Once you have these correspondences, you can work backward and reconstruct the word in the parent language, or proto-language. A proto-language is a hypothetical ancestor that was never written down. We mark reconstructed words with an asterisk (*) to show they are theoretical.

Looking at our “father” set, which sound is more likely the original: [p] or [f]? Linguists know that the change from a “stop” sound like [p] to a “fricative” sound like [f] is a very common, natural type of sound change across the world’s languages. The reverse is much rarer. Therefore, the proto-language almost certainly had a [p] sound.

By applying this logic to every sound in the word, linguists have reconstructed the Proto-Indo-European (PIE) word for “father” as something like *ph₂tḗr (often simplified as *pətér).

From this single ancient word, we get:

*pətér → Latin pater → Spanish padre, French père
*pətér → Sanskrit pitṛ́
*pətér → (via Grimm’s Law, p→f) → Proto-Germanic *fader → English father, German Vater

The Test Case: So What About Finnish?

Now we can answer our original question. Why isn’t Finnish in this family? Let’s look at its core vocabulary:

Father: isä
Foot: jalka
Water: vesi (compare English water, German Wasser, Russian voda from PIE *wódr̥)
Three: kolme (compare English three, Latin trēs from PIE *tréyes)

When you line up Finnish words with the Indo-European cognate sets, you find… nothing. No systematic correspondences. No predictable patterns. The vocabulary is fundamentally different. Finnish belongs to a completely separate family, the Uralic family, along with Hungarian and Estonian.

History Written in Sound

The comparative method does more than just group languages. It builds family trees, showing which languages branched off from others and when. The fact that all Germanic languages share the p→f shift tells us that this change happened in a common ancestor, Proto-Germanic, after it had already split off from the ancestor of Latin and Greek.
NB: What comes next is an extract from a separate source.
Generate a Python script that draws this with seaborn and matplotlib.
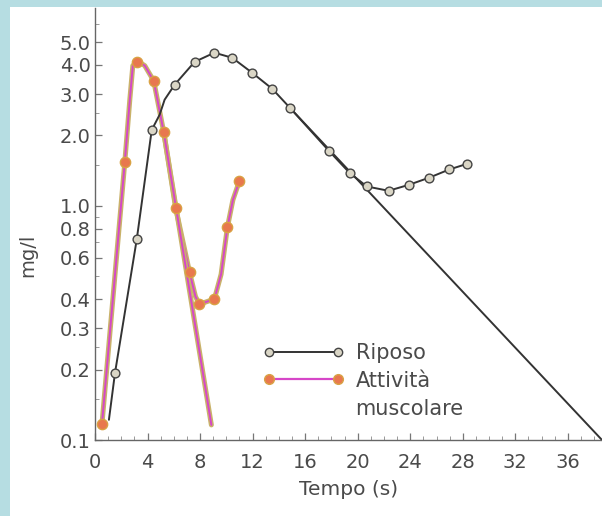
import matplotlib
matplotlib.use('Agg')
import matplotlib.pyplot as plt
import seaborn as sns
import pandas as pd
import numpy as np
from matplotlib.lines import Line2D
from matplotlib.patches import Rectangle
from matplotlib.ticker import FixedLocator, NullFormatter

# Riposo (rest) - curve vertices and measured points
rest_line_t = [1.06, 1.52, 3.18, 4.32, 4.92, 5.3, 6.06, 7.58, 9.09, 10.45, 11.97,
               13.5, 14.85, 17.8, 19.4, 20.7, 22.35, 23.9, 25.45, 26.97, 28.3]
rest_line_v = [0.122, 0.193, 0.72, 2.11, 2.45, 2.84, 3.29, 4.12, 4.51, 4.29, 3.70,
               3.16, 2.62, 1.72, 1.38, 1.21, 1.16, 1.23, 1.32, 1.43, 1.51]
rest_pts_t = [1.52, 3.18, 4.32, 6.06, 7.58, 9.09, 10.45, 11.97, 13.5, 14.85,
              17.8, 19.4, 20.7, 22.35, 23.9, 25.45, 26.97, 28.3]
rest_pts_v = [0.193, 0.72, 2.11, 3.29, 4.12, 4.51, 4.29, 3.70, 3.16, 2.62,
              1.72, 1.38, 1.21, 1.16, 1.23, 1.32, 1.43, 1.51]
rest_extrap_t = [14.85, 38.6]
rest_extrap_v = [2.62, 0.1]

# Attivita muscolare (exercise)
act_line_t = [0.53, 2.27, 2.65, 2.88, 3.26, 3.79, 4.47, 5.23, 6.14, 7.2, 7.65,
              7.95, 9.09, 9.6, 10.08, 10.5, 11.0]
act_line_v = [0.117, 1.54, 2.84, 3.97, 4.15, 3.97, 3.42, 2.07, 0.98, 0.52, 0.41,
              0.38, 0.40, 0.51, 0.81, 1.06, 1.28]
act_pts_t = [0.53, 2.27, 3.18, 4.47, 5.23, 6.14, 7.2, 7.95, 9.09, 10.08, 11.0]
act_pts_v = [0.117, 1.54, 4.12, 3.42, 2.07, 0.98, 0.52, 0.38, 0.40, 0.81, 1.28]
act_extrap_t = [5.23, 8.86]
act_extrap_v = [2.07, 0.116]

y_ticks = [0.1, 0.2, 0.3, 0.4, 0.6, 0.8, 1.0, 2.0, 3.0, 4.0, 5.0]
y_minor = [0.15, 0.25, 0.5, 0.7, 0.9, 1.5, 2.5, 6.0]
x_ticks = [0, 4, 8, 12, 16, 20, 24, 28, 32, 36]

sns.set_style('ticks')
plt.rcParams['font.family'] = ['DejaVu Sans']

fig = plt.figure(figsize=(6.02, 5.16), dpi=100, facecolor='white')
# blue page border (left and top strips)
fig.patches.append(Rectangle((0, 0), 10 / 602, 1, transform=fig.transFigure,
                             facecolor='#b6dde2', edgecolor='none', zorder=-10))
fig.patches.append(Rectangle((0, (516 - 7) / 516), 1, 7 / 516, transform=fig.transFigure,
                             facecolor='#b6dde2', edgecolor='none', zorder=-10))
ax = fig.add_axes([95 / 602, 76 / 516, 507 / 602, 432 / 516])
ax.set_facecolor('none')

pink = '#d646c8'
tan = '#c9b26a'
dark = '#333333'

# exercise curve: tan underlay + magenta line (printed misregistration look)
for t, v in [(act_line_t, act_line_v), (act_extrap_t, act_extrap_v)]:
    sns.lineplot(x=t, y=v, sort=False, estimator=None, ax=ax, color=tan, lw=3.6)
    sns.lineplot(x=t, y=v, sort=False, estimator=None, ax=ax, color=pink, lw=1.4)
sns.scatterplot(x=act_pts_t, y=act_pts_v, ax=ax, s=55, color='#e8784e',
                edgecolor='#d9a244', linewidth=1.0, zorder=5)

# rest curve
sns.lineplot(x=rest_line_t, y=rest_line_v, sort=False, estimator=None, ax=ax, color=dark, lw=1.4)
sns.lineplot(x=rest_extrap_t, y=rest_extrap_v, sort=False, estimator=None, ax=ax, color=dark, lw=1.4)
sns.scatterplot(x=rest_pts_t, y=rest_pts_v, ax=ax, s=40, color='#dad6c6',
                edgecolor='#444444', linewidth=1.0, zorder=6)

ax.set_yscale('log')
ax.set_ylim(0.1, 7.0)
ax.set_xlim(0, 38.6)
ax.yaxis.set_major_locator(FixedLocator(y_ticks))
ax.set_yticklabels([f'{v:.1f}' for v in y_ticks])
ax.yaxis.set_minor_locator(FixedLocator(y_minor))
ax.yaxis.set_minor_formatter(NullFormatter())
ax.set_xticks(x_ticks)
ax.set_xticks(np.arange(0, 39, 1), minor=True)

for s in ['top', 'right']:
    ax.spines[s].set_visible(False)
for s in ['left', 'bottom']:
    ax.spines[s].set_color('#666666')
    ax.spines[s].set_linewidth(1.0)

ax.tick_params(axis='both', which='major', direction='in', length=5, width=0.9,
               color='#777777', labelsize=14, labelcolor='#4a4a4a')
ax.tick_params(axis='both', which='minor', direction='in', length=3, width=0.7, color='#999999')
ax.tick_params(axis='x', which='major', pad=9)
ax.tick_params(axis='y', which='major', pad=3)

ax.set_xlabel('Tempo (s)', fontsize=14.5, color='#4a4a4a', labelpad=6)
ax.set_ylabel('mg/l', fontsize=14, color='#4a4a4a')
ax.yaxis.set_label_coords(-0.114, 0.428)

handles = [
    Line2D([], [], color=dark, lw=1.4, marker='o', ms=6, mfc='#dad6c6', mec='#444444', mew=1.0),
    Line2D([], [], color=pink, lw=1.6, marker='o', ms=7, mfc='#e8784e', mec='#d9a244', mew=1.0),
    Line2D([], [], linestyle='none', marker=None),
]
leg = ax.legend(handles, ['Riposo', 'Attività', 'muscolare'], loc='upper left',
                bbox_to_anchor=(0.331, 0.225), frameon=False, numpoints=2,
                handlelength=3.9, handletextpad=0.55, borderpad=0, borderaxespad=0,
                labelspacing=0.38, fontsize=15)
for txt in leg.get_texts():
    txt.set_color('#4a4a4a')

fig.savefig('out.png', dpi=100)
So, when a linguist says English and Sanskrit are related, they’re not making a wild guess based on a few words. They are citing a massive, interlocking system of evidence built over 200 years of painstaking work. They are pointing to thousands of regular sound changes that connect the word “father” on a London street to its 3,500-year-old cousin, pitṛ́, in the sacred hymns of the Rigveda. And in doing so, they let us hear the faint but undeniable echoes of our shared linguistic ancestors, speaking to us from the deep past.